Ingredients list for Green Moong Moussaka-Cook Smart

  • 2 cups Green gram sprouts (ankurit moong) boiled with salt
  • 1 teaspoon Olive oil
  • 1 Large eggplant
  • to taste Salt
  • 1 Medium onion sliced
  • 2 teaspoons Garlic finely chopped
  • 2 teaspoons Ginger-garlic paste
  • 2 Medium tomatoes finely chopped
  • 3/4 cup Tomato puree
  • 1 tablespoon Green chiili sauce
  • to taste Black peppercorns crushed
  • 4 tablespoons Mozzarella cheese grated
  • 1 teaspoon Mixed dried herbs
  • 4 teaspoon to serve Yogurt
  • for garnish Fresh parsley sprig

Method

  1. Preheat oven at 180ºC.
  2. Heat 1 teaspoon olive oil in a non-stick pan and some olive oil in a non-stick grill pan.
  3. Thinly slice eggplant and sprinkle salt on them.
  4. Add onion to the pan and saute well.
  5. Place eggplant slices in the grill pan and grill, turning sides, till evenly done on both sides and grill marks appear on both sides.
  6. Add garlic, ginger-garlic paste and tomatoes to the onion, mix and saute. Add salt and continue to saute till tomatoes turn soft and pulpy.
  7. Heat green gram in a microwave for a minute.

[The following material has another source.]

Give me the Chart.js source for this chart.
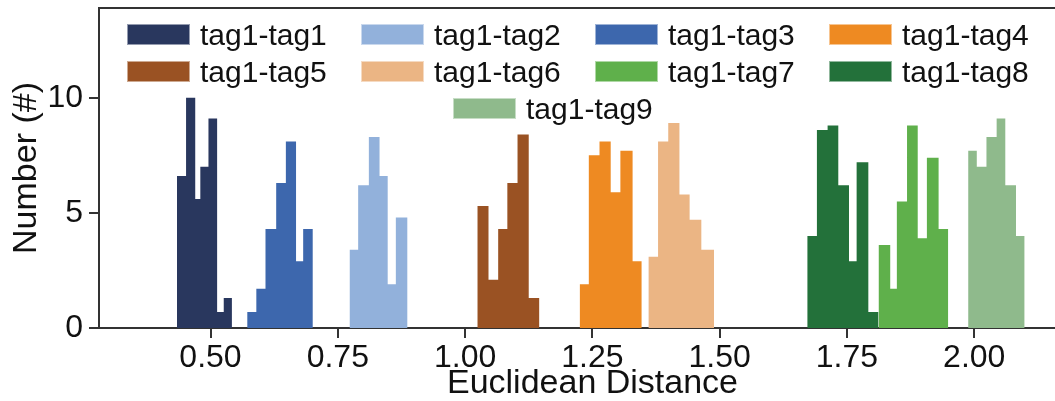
<!DOCTYPE html>
<html>
<head>
  <meta charset="utf-8">
  <title>euclidean distance</title>
  <script src="https://cdn.jsdelivr.net/npm/chart.js@4.4.0/dist/chart.umd.min.js"></script>
  <style>
    body { margin: 0; overflow: hidden; background: #fff; }
    #wrap { position: relative; width: 1055px; height: 401px; overflow: hidden; }
    #legend { position: absolute; left: 0; top: 0; font-family: "Liberation Sans", Arial, sans-serif; font-size: 30px; color: #111; }
    .item { position: absolute; display: flex; align-items: center; height: 21px; white-space: nowrap; }
    .box { width: 63px; height: 21px; margin-right: 10px; box-sizing: border-box; border: 1px solid rgba(255,255,255,0.5); }
  </style>
</head>
<body>
  <div id="wrap">
    <canvas id="chart" width="1086" height="401"></canvas>
    <div id="legend"></div>
  </div>
  <script>
  const labels = ['tag1-tag1', 'tag1-tag2', 'tag1-tag3', 'tag1-tag4', 'tag1-tag5',
                  'tag1-tag6', 'tag1-tag7', 'tag1-tag8', 'tag1-tag9'];
  const colors = ['#29375e', '#92b1db', '#3d67ad', '#ee8a22', '#9a5223',
                  '#ebb584', '#5fb04b', '#23713a', '#8fba8c'];

  // bin edges + heights
  const edges1 = [0.434, 0.452, 0.470, 0.480, 0.496, 0.513, 0.526, 0.542];
  const counts1 = [6.6, 10.0, 5.6, 7.0, 9.1, 0.7, 1.3];
  const edges2 = [0.773, 0.790, 0.811, 0.832, 0.848, 0.864, 0.887];
  const counts2 = [3.4, 6.2, 8.3, 6.6, 1.9, 4.8];
  const edges3 = [0.572, 0.590, 0.608, 0.629, 0.648, 0.668, 0.682, 0.701];
  const counts3 = [0.7, 1.7, 4.3, 6.3, 8.1, 2.9, 4.3];
  const edges4 = [1.225, 1.243, 1.264, 1.286, 1.305, 1.329, 1.347];
  const counts4 = [1.9, 7.5, 8.1, 5.9, 7.7, 2.9];
  const edges5 = [1.024, 1.046, 1.065, 1.083, 1.103, 1.125, 1.146];
  const counts5 = [5.3, 2.1, 4.3, 6.3, 8.4, 1.3];
  const edges6 = [1.360, 1.379, 1.399, 1.421, 1.441, 1.464, 1.489];
  const counts6 = [3.1, 8.1, 8.9, 5.8, 4.7, 3.4];
  const edges7 = [1.812, 1.835, 1.848, 1.868, 1.889, 1.907, 1.930, 1.949];
  const counts7 = [3.6, 1.7, 5.5, 8.8, 3.9, 7.4, 4.3];
  const edges8 = [1.672, 1.691, 1.712, 1.733, 1.754, 1.769, 1.792, 1.812];
  const counts8 = [4.0, 8.6, 8.8, 6.2, 2.9, 7.2, 0.7];
  const edges9 = [1.988, 2.005, 2.024, 2.044, 2.061, 2.082, 2.099];
  const counts9 = [7.7, 7.0, 8.3, 9.1, 6.2, 4.0];

  const xTicks = [0.50, 0.75, 1.00, 1.25, 1.50, 1.75, 2.00];
  const yTicks = [0, 5, 10];

  const allEdges = [edges1, edges2, edges3, edges4, edges5, edges6, edges7, edges8, edges9];
  const allCounts = [counts1, counts2, counts3, counts4, counts5, counts6, counts7, counts8, counts9];

  // step outline: each bin starts at its left edge, closing point drops to 0
  function histPoints(edges, counts){
    const pts = counts.map((c, i) => ({x: edges[i], y: c}));
    pts.push({x: edges[edges.length - 1], y: 0});
    return pts;
  }

  const datasets = labels.map((label, i) => ({
    label: label,
    data: histPoints(allEdges[i], allCounts[i]),
    stepped: true,
    fill: 'origin',
    backgroundColor: colors[i],
    borderColor: colors[i],
    borderWidth: 0,
    pointRadius: 0,
    order: 9 - i,
  }));

  const tickFont = {family: '"Liberation Sans", Arial, sans-serif', size: 32};
  const titleFont = {family: '"Liberation Sans", Arial, sans-serif', size: 34, lineHeight: 1};

  // keep the plot box fixed: no extra room for overhanging labels
  function noPad(s){
    s.paddingTop = 0; s.paddingBottom = 0;
    s.paddingLeft = 0; s.paddingRight = 0;
  }

  const myChart = new Chart(document.getElementById('chart'), {
    type: 'line',
    data: {datasets: datasets},
    options: {
      responsive: false,
      animation: false,
      layout: {padding: 0},
      plugins: {
        legend: {display: false},
        tooltip: {enabled: false},
      },
      scales: {
        x: {
          type: 'linear',
          min: 0.281,
          max: 2.2195,
          afterBuildTicks: s => { s.ticks = xTicks.map(v => ({value: v})); },
          afterFit: s => { s.height = 73; noPad(s); },
          ticks: {
            callback: v => v.toFixed(2),
            font: tickFont, color: '#111', padding: 1,
            autoSkip: false, maxRotation: 0,
          },
          grid: {drawOnChartArea: false, color: '#333', lineWidth: 2, tickLength: 10},
          border: {color: '#333', width: 2},
          title: {display: true, text: 'Euclidean Distance', font: titleFont, color: '#111', padding: 0},
        },
        xTop: {
          type: 'linear',
          position: 'top',
          min: 0.281,
          max: 2.2195,
          afterFit: s => { s.height = 8; noPad(s); },
          ticks: {display: false},
          grid: {drawOnChartArea: false, drawTicks: false},
          border: {color: '#333', width: 2},
        },
        y: {
          min: 0,
          max: 13.9,
          afterBuildTicks: s => { s.ticks = yTicks.map(v => ({value: v})); },
          afterFit: s => { s.width = 99; noPad(s); },
          ticks: {font: tickFont, color: '#111', padding: 6},
          grid: {drawOnChartArea: false, color: '#333', lineWidth: 2, tickLength: 10},
          border: {color: '#333', width: 2},
          title: {display: true, text: 'Number (#)', font: titleFont, color: '#111', padding: {top: 10}},
        },
      },
    },
  });

  // legend: 4 columns, last entry sits alone in the third row
  const legendEl = document.getElementById('legend');
  labels.forEach(function(label, i){
    const item = document.createElement('div');
    item.className = 'item';
    let left = 127 + (i % 4) * 234;
    if (i === 8) left = 453;
    item.style.left = left + 'px';
    item.style.top = (24 + Math.floor(i / 4) * 37) + 'px';
    const box = document.createElement('span');
    box.className = 'box';
    box.style.background = colors[i];
    const txt = document.createElement('span');
    txt.textContent = label;
    item.appendChild(box);
    item.appendChild(txt);
    legendEl.appendChild(item);
  });
  </script>
</body>
</html>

  8. Add tomato puree to the pan and mix well. Add green chilli sauce, mix well and cook on low heat for 2-3 minutes.
  9. Flip the eggplant sliced in the grill pan. Add crushed peppercorns and continue grilling.

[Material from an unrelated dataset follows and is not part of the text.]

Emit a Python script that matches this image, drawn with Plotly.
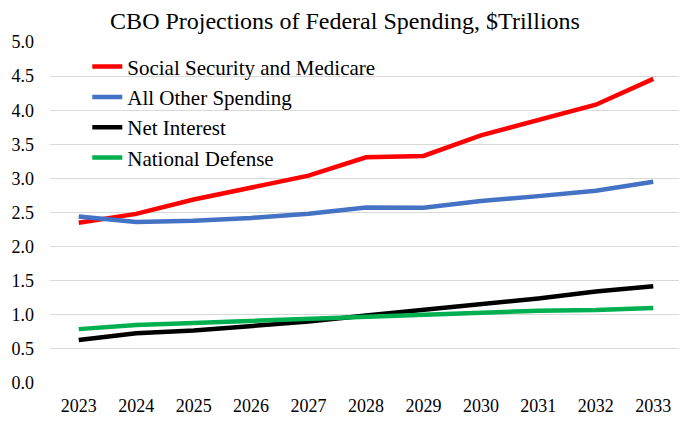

  10. Spread some of the cooked tomato sauce in a glass baking dish. Place some of the grilled eggplant slices on it and top with 1 cup green gram and 3 tablespoons cheese. Spread some more tomato sauce on top, put the remaining eggplant slices and top with remaining green gram and 3 tablespoons cheese. Spread the remaining tomato sauce on top, sprinkle dried herbs, drizzle yogurt and top with remaining cheese.
  11. Put the dish in the preheated oven and bake for ½ hour.
  12. Let it rest for a while before serving.
  13. Garnish with a parsley sprig and serve with a little cold yogurt.